This prompt involved a tasting plate of Mexican candies: Cocada, Cocada Caramel, Tamarindo, among others (click on the candy names and read their descriptions for inspiration).
What I wrote is below (what I titled my candy prayer).
Thank you, Mama, for the trips to Goodrich Dairy on Saturday afternoons in those last weeks of summer, when the shortening days brought on a dull melancholy, sweetened by a butterscotch shake. Thank you for Sears and JCPenney, where you let me make my own decisions about which corduroy pants matched which long-sleeve velour shirts, aided only by the Garanimals tags and my good fortune: inheriting your eye for color.
Thank you for hours in the avocado kitchen, squatting down to get the perfect pan for the perfect cake, or chewy brownies, or corn muffins with their golden caps and soft centers.

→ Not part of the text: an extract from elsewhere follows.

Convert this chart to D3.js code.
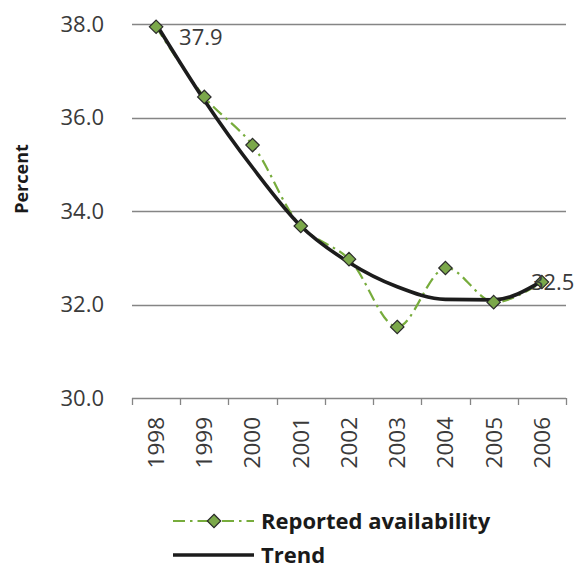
<!DOCTYPE html>
<html>
<head>
<meta charset="utf-8">
<script src="https://cdn.jsdelivr.net/npm/d3@7"></script>
<style>
  body { margin: 0; background: #fff; }
  svg text { font-family: "Open Sans", "Noto Sans", sans-serif; }
</style>
</head>
<body>
<svg id="chart" width="574" height="568"></svg>
<script>
// chart data
const years = ["1998", "1999", "2000", "2001", "2002", "2003", "2004", "2005", "2006"];
const reported = [37.94, 36.44, 35.41, 33.68, 32.97, 31.52, 32.78, 32.05, 32.48];
const trend = [38.0, 36.37, 34.93, 33.68, 32.9, 32.38, 32.11, 32.1, 32.5];
const yTicks = [30, 32, 34, 36, 38];
const pointLabels = [{ i: 0, text: "37.9" }, { i: 8, text: "32.5" }];

const svg = d3.select("#chart");

const x = d3.scaleBand()
    .domain(years)
    .range([132, 566]);

const y = d3.scaleLinear()
    .domain([30, 38])
    .range([398, 24]);

const cx = d => x(d) + x.bandwidth() / 2;

// gridlines
svg.append("g")
    .selectAll("line")
    .data(yTicks.filter(t => t > 30))
    .join("line")
    .attr("x1", 132)
    .attr("x2", 566)
    .attr("y1", d => Math.round(y(d)) + 0.5)
    .attr("y2", d => Math.round(y(d)) + 0.5)
    .attr("stroke", "#858585")
    .attr("stroke-width", 1.3);

// y tick labels
svg.append("g")
    .attr("fill", "#3a3a3a")
    .attr("font-size", 22)
    .attr("text-anchor", "end")
    .selectAll("text")
    .data(yTicks)
    .join("text")
    .attr("x", 104)
    .attr("y", d => y(d))
    .attr("dy", "0.35em")
    .text(d => d.toFixed(1));

// x axis
const xAxis = g => g
    .attr("transform", "translate(0," + (Math.round(y(30)) + 0.5) + ")")
    .call(d3.axisBottom(x).tickSize(0).tickFormat(""))
    .call(g => g.select(".domain").attr("stroke", "#858585").attr("stroke-width", 1.3)
        .attr("d", "M132,0H566"));

svg.append("g").call(xAxis);

// tick marks between categories
svg.append("g")
    .selectAll("line")
    .data(years.concat(["end"]))
    .join("line")
    .attr("x1", (d, i) => Math.round(i < years.length ? x(d) : x.range()[1]) + 0.5)
    .attr("x2", (d, i) => Math.round(i < years.length ? x(d) : x.range()[1]) + 0.5)
    .attr("y1", y(30))
    .attr("y2", y(30) + 7)
    .attr("stroke", "#858585")
    .attr("stroke-width", 1.3);

// rotated year labels
svg.append("g")
    .attr("fill", "#3a3a3a")
    .attr("font-size", 22.5)
    .attr("text-anchor", "end")
    .selectAll("text")
    .data(years)
    .join("text")
    .attr("transform", d => "translate(" + cx(d) + ",417) rotate(-90)")
    .attr("dy", "0.35em")
    .text(d => d);

// y axis title
svg.append("text")
    .attr("transform", "translate(22,179) rotate(-90)")
    .attr("text-anchor", "middle")
    .attr("dy", "0.35em")
    .attr("font-size", 18)
    .attr("font-weight", "bold")
    .attr("fill", "#1a1a1a")
    .text("Percent");

// reported availability line
const reportedLine = d3.line()
    .x((d, i) => cx(years[i]))
    .y(d => y(d))
    .curve(d3.curveCatmullRom.alpha(0.5));

svg.append("path")
    .datum(reported)
    .attr("d", reportedLine)
    .attr("fill", "none")
    .attr("stroke", "#77ac3c")
    .attr("stroke-width", 2.2)
    .attr("stroke-dasharray", "12,5,2.5,5");

// trend line
const trendLine = d3.line()
    .x((d, i) => cx(years[i]))
    .y(d => y(d))
    .curve(d3.curveMonotoneX);

svg.append("path")
    .datum(trend)
    .attr("d", trendLine)
    .attr("fill", "none")
    .attr("stroke", "#1c1c1c")
    .attr("stroke-width", 3.6)
    .attr("stroke-linejoin", "round");

// markers
const diamond = d3.symbol().type(d3.symbolDiamond2).size(115);

svg.append("g")
    .selectAll("path")
    .data(reported)
    .join("path")
    .attr("transform", (d, i) => "translate(" + cx(years[i]) + "," + y(d) + ")")
    .attr("d", diamond)
    .attr("fill", "#7ba84a")
    .attr("stroke", "#2a2a2a")
    .attr("stroke-width", 1.2);

// data labels
svg.append("g")
    .attr("fill", "#3a3a3a")
    .attr("font-size", 22)
    .selectAll("text")
    .data(pointLabels)
    .join("text")
    .attr("x", d => cx(years[d.i]) + (d.i === 0 ? 23 : -11))
    .attr("y", d => y(reported[d.i]) + (d.i === 0 ? 10 : 0))
    .attr("dy", "0.35em")
    .text(d => d.text);

// legend
const legend = svg.append("g");

legend.append("line")
    .attr("x1", 173).attr("x2", 254)
    .attr("y1", 521).attr("y2", 521)
    .attr("stroke", "#77ac3c")
    .attr("stroke-width", 2)
    .attr("stroke-dasharray", "12,5,2.5,5");

legend.append("path")
    .attr("transform", "translate(214,521)")
    .attr("d", diamond)
    .attr("fill", "#7ba84a")
    .attr("stroke", "#2a2a2a")
    .attr("stroke-width", 1.2);

legend.append("line")
    .attr("x1", 173).attr("x2", 254)
    .attr("y1", 555).attr("y2", 555)
    .attr("stroke", "#1c1c1c")
    .attr("stroke-width", 3.6);

legend.selectAll("text")
    .data(["Reported availability", "Trend"])
    .join("text")
    .attr("x", 261)
    .attr("y", (d, i) => 521 + i * 34)
    .attr("dy", "0.35em")
    .attr("font-size", 22)
    .attr("font-weight", "bold")
    .attr("fill", "#1a1a1a")
    .text(d => d);
</script>
</body>
</html>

Thank you for never saying, “Boys don’t act like that,” or walk like that, or sing those songs—ever—you never said any of that. Do you know how rare that is?
Thank you for bedtime stories: Stuart Little, The Wizard of Oz, and The Story of Ferdinand, a bull, a Taurus like me, who didn’t want to fight, but instead preferred to lie in the middle of the ring and smell the flowers—las rosas—sweetness emanating from the hair of all those women in the stands.
Thank you for marrying a man who loved children, who held them in his lap, and sang them to sleep, and carried them—me—from the car after a long ride home to a warm bed. A man who kept us safe and let us dance while standing on his feet. A man who opened his heart to all my boyfriends, some as dark as bittersweet chocolate. A man who helped me hold the grief of losing you—losing us—so that I could somehow make it to the other side of that terrible place without you, that place I find myself in now, so different from your life, so different from the life I imagined. Did you somehow prepare me for something much bigger?
Did you dream of vacations in Mexico, of writing cookbooks, of singing four-part harmonies with beautiful men and women in tiny, sound-proofed rooms? Can you see me sitting here now, writing, finally safe after all of these years, taking in the sweetness that others offer me, every day, like caramel or Hershey’s Kisses, like dark honey by the spoonful? Can you see how you taught me to give it all back? Can you see me? Can you?